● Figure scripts
★ ★ ★
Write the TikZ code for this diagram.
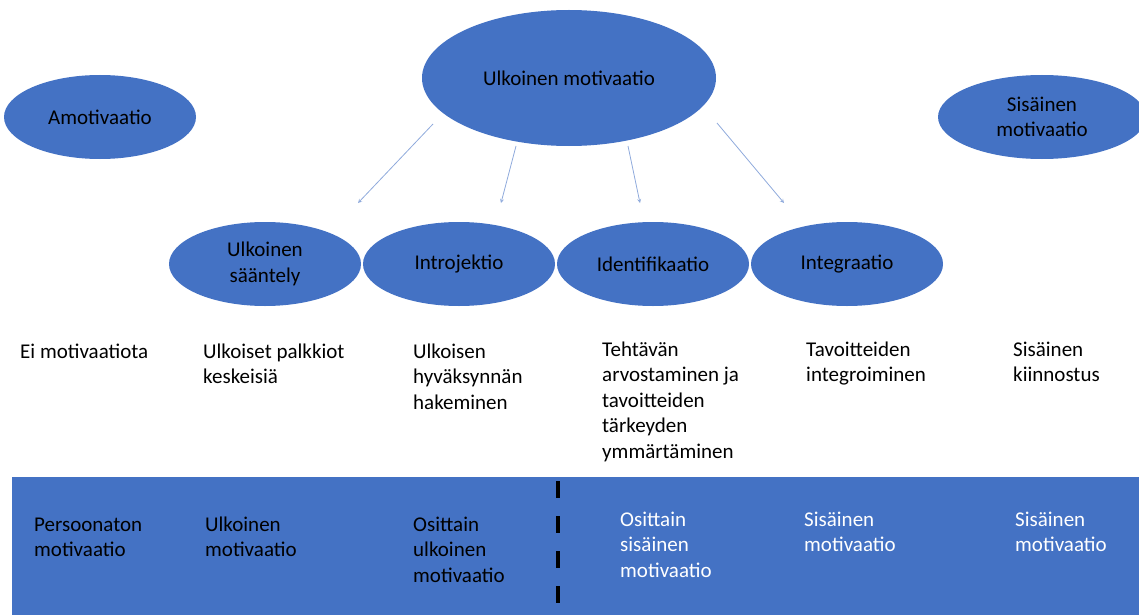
\documentclass[tikz,border=0pt]{standalone}
\usepackage{fontspec}
\setmainfont{Carlito}
\usetikzlibrary{shapes.geometric}
\definecolor{oblue}{RGB}{68,114,196}
\definecolor{arrblue}{RGB}{143,170,220}

\begin{document}
\begin{tikzpicture}[x=1pt, y=-1pt, font=\fontsize{21}{25.6}\selectfont, line join=round, >=stealth,
		oval/.style={ellipse, fill=oblue, inner sep=0pt, align=center, minimum width=192pt, minimum height=84pt},
		txt/.style={anchor=base west, align=left, inner sep=0pt}]
	\useasboundingbox (0,0) rectangle (1139,615);
	% band at the bottom
	\fill[oblue] (12,477) rectangle (1139,615);
	\draw[line width=4pt, dash pattern=on 17pt off 18pt] (558,481) -- (558,608);
	% ellipses
	\node[oval] (amo) at (100,117) {Amotivaatio};
	\node[oval, minimum width=294pt, minimum height=136pt] (ulk) at (569,78) {Ulkoinen motivaatio};
	\node[oval, minimum width=208pt] (sis) at (1042,117) {Sisäinen\\motivaatio};
	\node[oval] (saa) at (265,264) {Ulkoinen\\sääntely};
	\node[oval] (intro) at (459,264) {Introjektio};
	\node[oval] (ident) at (653,264) {Identifikaatio};
	\node[oval] (integ) at (847,264) {Integraatio};
	% arrows
	\coordinate (s1) at (433,124); \coordinate (e1) at (358,203);
	\coordinate (s2) at (516,146); \coordinate (e2) at (501,203);
	\coordinate (s3) at (628,146); \coordinate (e3) at (640,203);
	\coordinate (s4) at (717,123); \coordinate (e4) at (784,203);
	\foreach \i in {1,...,4}\draw[->, arrblue, line width=0.8pt] (s\i) -- (e\i);
	% descriptions (placed at the baseline of the last line)
	\node[txt] (d1) at (20,358) {Ei motivaatiota};
	\node[txt] (d2) at (203,383.6) {Ulkoiset palkkiot\\keskeisiä};
	\node[txt] (d3) at (413,409.2) {Ulkoisen\\hyväksynnän\\hakeminen};
	\node[txt] (d4) at (602,458.4) {Tehtävän\\arvostaminen ja\\tavoitteiden\\tärkeyden\\ymmärtäminen};
	\node[txt] (d5) at (806,381.6) {Tavoitteiden\\integroiminen};
	\node[txt] (d6) at (1013,381.6) {Sisäinen\\kiinnostus};
	% band texts
	\node[txt] (b1) at (34,556.6) {Persoonaton\\motivaatio};
	\node[txt] (b2) at (205,556.6) {Ulkoinen\\motivaatio};
	\node[txt] (b3) at (413,582.2) {Osittain\\ulkoinen\\motivaatio};
	\node[txt, white] (b4) at (620,577.2) {Osittain\\sisäinen\\motivaatio};
	\node[txt, white] (b5) at (804,551.6) {Sisäinen\\motivaatio};
	\node[txt, white] (b6) at (1015,551.6) {Sisäinen\\motivaatio};
\end{tikzpicture}
\end{document}
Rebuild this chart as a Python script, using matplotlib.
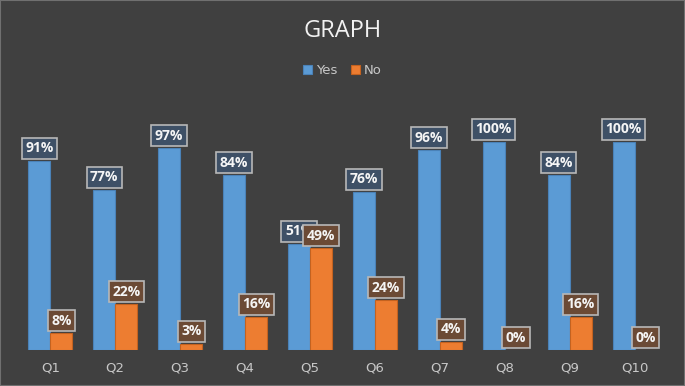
import matplotlib.pyplot as plt
import numpy as np
from matplotlib.patches import Rectangle

categories = ["Q1", "Q2", "Q3", "Q4", "Q5", "Q6", "Q7", "Q8", "Q9", "Q10"]
yes_values = [91, 77, 97, 84, 51, 76, 96, 100, 84, 100]
no_values = [8, 22, 3, 16, 49, 24, 4, 0, 16, 0]

bg = "#404040"
blue = "#5B9BD5"
orange = "#ED7D31"

fig = plt.figure(figsize=(6.85, 3.86), dpi=100, facecolor=bg)
ax = fig.add_axes([0.026, 0.093, 0.948, 0.539])
ax.set_facecolor(bg)

x = np.arange(len(categories))
w = 0.34
b1 = ax.bar(x - w / 2, yes_values, w, color=blue, edgecolor="#4a82b8", linewidth=0.8, label="Yes")
b2 = ax.bar(x + w / 2, no_values, w, color=orange, edgecolor="#c4621f", linewidth=0.8, label="No")

ax.set_xlim(-0.5, len(categories) - 0.5)
ax.set_ylim(0, 100)

def add_labels(bars, vals, face):
    for rect, v in zip(bars, vals):
        ax.annotate(f"{v}%", (rect.get_x() + rect.get_width() / 2, v),
                    xytext=(0, 4), textcoords="offset points",
                    ha="center", va="bottom", fontsize=10, fontweight="bold",
                    color="#f5f5f5", family="Open Sans", annotation_clip=False,
                    bbox=dict(boxstyle="square,pad=0.25", fc=face, ec="#b8b8b8", lw=1.2))

add_labels(b1, yes_values, "#3e5066")
add_labels(b2, no_values, "#6b4a35")

ax.set_xticks(x)
ax.set_xticklabels(categories, color="#c8c8c8", fontsize=9.5)
ax.tick_params(length=0, pad=8)
ax.set_yticks([])
for s in ax.spines.values():
    s.set_visible(False)

# thin light frame round the chart
fig.patches.append(Rectangle((0, 0), 1, 1, transform=fig.transFigure, fill=False,
                             ec="#707070", lw=1.5))

fig.text(0.5, 0.92, "GRAPH", ha="center", va="center", fontsize=17, color="#f2f2f2", family="Open Sans")
leg = fig.legend(loc="center", bbox_to_anchor=(0.5, 0.818), ncol=2, frameon=False,
                 fontsize=9.5, handlelength=0.7, handleheight=0.7, columnspacing=1.0,
                 handletextpad=0.3)
for t in leg.get_texts():
    t.set_color("#c8c8c8")

fig.savefig("out.png", dpi=100, facecolor=bg)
★ ★ ★
● To do
Retype every record above exactly as written, but leave out the pictures.

● Output of the task
Write the TikZ code for this diagram.
\documentclass[tikz,border=0pt]{standalone}
\usepackage{fontspec}
\setmainfont{Carlito}
\usetikzlibrary{shapes.geometric}
\definecolor{oblue}{RGB}{68,114,196}
\definecolor{arrblue}{RGB}{143,170,220}

\begin{document}
\begin{tikzpicture}[x=1pt, y=-1pt, font=\fontsize{21}{25.6}\selectfont, line join=round, >=stealth,
		oval/.style={ellipse, fill=oblue, inner sep=0pt, align=center, minimum width=192pt, minimum height=84pt},
		txt/.style={anchor=base west, align=left, inner sep=0pt}]
	\useasboundingbox (0,0) rectangle (1139,615);
	% band at the bottom
	\fill[oblue] (12,477) rectangle (1139,615);
	\draw[line width=4pt, dash pattern=on 17pt off 18pt] (558,481) -- (558,608);
	% ellipses
	\node[oval] (amo) at (100,117) {Amotivaatio};
	\node[oval, minimum width=294pt, minimum height=136pt] (ulk) at (569,78) {Ulkoinen motivaatio};
	\node[oval, minimum width=208pt] (sis) at (1042,117) {Sisäinen\\motivaatio};
	\node[oval] (saa) at (265,264) {Ulkoinen\\sääntely};
	\node[oval] (intro) at (459,264) {Introjektio};
	\node[oval] (ident) at (653,264) {Identifikaatio};
	\node[oval] (integ) at (847,264) {Integraatio};
	% arrows
	\coordinate (s1) at (433,124); \coordinate (e1) at (358,203);
	\coordinate (s2) at (516,146); \coordinate (e2) at (501,203);
	\coordinate (s3) at (628,146); \coordinate (e3) at (640,203);
	\coordinate (s4) at (717,123); \coordinate (e4) at (784,203);
	\foreach \i in {1,...,4}\draw[->, arrblue, line width=0.8pt] (s\i) -- (e\i);
	% descriptions (placed at the baseline of the last line)
	\node[txt] (d1) at (20,358) {Ei motivaatiota};
	\node[txt] (d2) at (203,383.6) {Ulkoiset palkkiot\\keskeisiä};
	\node[txt] (d3) at (413,409.2) {Ulkoisen\\hyväksynnän\\hakeminen};
	\node[txt] (d4) at (602,458.4) {Tehtävän\\arvostaminen ja\\tavoitteiden\\tärkeyden\\ymmärtäminen};
	\node[txt] (d5) at (806,381.6) {Tavoitteiden\\integroiminen};
	\node[txt] (d6) at (1013,381.6) {Sisäinen\\kiinnostus};
	% band texts
	\node[txt] (b1) at (34,556.6) {Persoonaton\\motivaatio};
	\node[txt] (b2) at (205,556.6) {Ulkoinen\\motivaatio};
	\node[txt] (b3) at (413,582.2) {Osittain\\ulkoinen\\motivaatio};
	\node[txt, white] (b4) at (620,577.2) {Osittain\\sisäinen\\motivaatio};
	\node[txt, white] (b5) at (804,551.6) {Sisäinen\\motivaatio};
	\node[txt, white] (b6) at (1015,551.6) {Sisäinen\\motivaatio};
\end{tikzpicture}
\end{document}
Rebuild this chart as a Python script, using matplotlib.
import matplotlib.pyplot as plt
import numpy as np
from matplotlib.patches import Rectangle

categories = ["Q1", "Q2", "Q3", "Q4", "Q5", "Q6", "Q7", "Q8", "Q9", "Q10"]
yes_values = [91, 77, 97, 84, 51, 76, 96, 100, 84, 100]
no_values = [8, 22, 3, 16, 49, 24, 4, 0, 16, 0]

bg = "#404040"
blue = "#5B9BD5"
orange = "#ED7D31"

fig = plt.figure(figsize=(6.85, 3.86), dpi=100, facecolor=bg)
ax = fig.add_axes([0.026, 0.093, 0.948, 0.539])
ax.set_facecolor(bg)

x = np.arange(len(categories))
w = 0.34
b1 = ax.bar(x - w / 2, yes_values, w, color=blue, edgecolor="#4a82b8", linewidth=0.8, label="Yes")
b2 = ax.bar(x + w / 2, no_values, w, color=orange, edgecolor="#c4621f", linewidth=0.8, label="No")

ax.set_xlim(-0.5, len(categories) - 0.5)
ax.set_ylim(0, 100)

def add_labels(bars, vals, face):
    for rect, v in zip(bars, vals):
        ax.annotate(f"{v}%", (rect.get_x() + rect.get_width() / 2, v),
                    xytext=(0, 4), textcoords="offset points",
                    ha="center", va="bottom", fontsize=10, fontweight="bold",
                    color="#f5f5f5", family="Open Sans", annotation_clip=False,
                    bbox=dict(boxstyle="square,pad=0.25", fc=face, ec="#b8b8b8", lw=1.2))

add_labels(b1, yes_values, "#3e5066")
add_labels(b2, no_values, "#6b4a35")

ax.set_xticks(x)
ax.set_xticklabels(categories, color="#c8c8c8", fontsize=9.5)
ax.tick_params(length=0, pad=8)
ax.set_yticks([])
for s in ax.spines.values():
    s.set_visible(False)

# thin light frame round the chart
fig.patches.append(Rectangle((0, 0), 1, 1, transform=fig.transFigure, fill=False,
                             ec="#707070", lw=1.5))

fig.text(0.5, 0.92, "GRAPH", ha="center", va="center", fontsize=17, color="#f2f2f2", family="Open Sans")
leg = fig.legend(loc="center", bbox_to_anchor=(0.5, 0.818), ncol=2, frameon=False,
                 fontsize=9.5, handlelength=0.7, handleheight=0.7, columnspacing=1.0,
                 handletextpad=0.3)
for t in leg.get_texts():
    t.set_color("#c8c8c8")

fig.savefig("out.png", dpi=100, facecolor=bg)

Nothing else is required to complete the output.